Green's passion is one of the reasons he continues to be so respected through the years. Knicks coach Tom Thibodeau, who coached Green as a member of Mike Krzyzewski's Team USA staff during the 2016 Rio de Janeiro Olympics, believes Green's energy just needs to be channeled, not muted.
"Steve probably said it best: Sometimes an emotional guy, that's what fuels him, that's what makes him go," Thibodeau said prior to Tuesday's game. "So you don't want to take that away from them.
"Draymond is a special player; you don't want to take that away, but if sometimes it goes over the edge [and] you got to talk to him. But what he brings to that team is very unique and special, and that's what makes that team what it is."
That's why Kerr continues to support Green. If the Warriors are going to get back to where they feel they belong, Kerr knows it is Green's emotions that will help get them there.

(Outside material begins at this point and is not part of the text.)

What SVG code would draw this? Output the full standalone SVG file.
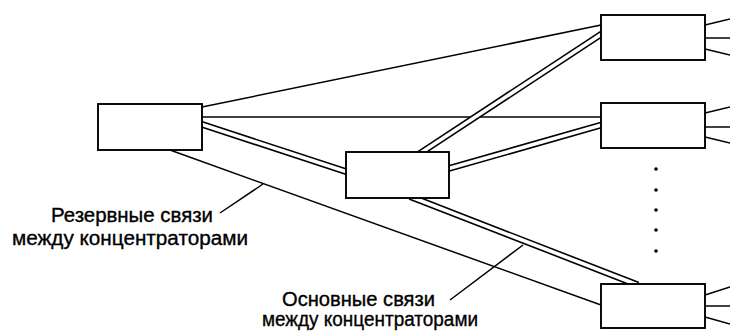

"All you have to do is look at his track record," Kerr said. "He was a winner in high school, a winner at Michigan State and a winner in the NBA. So it's just who he is. He's a champion, and he's a competitor and he's a great basketball player -- and sometimes he snaps. That's just the way it is, and we're very happy to have him. We're always going to deal with his outbursts, because at his core, he loves his teammates, he loves the team. He's got a great heart, and he's always going to fight."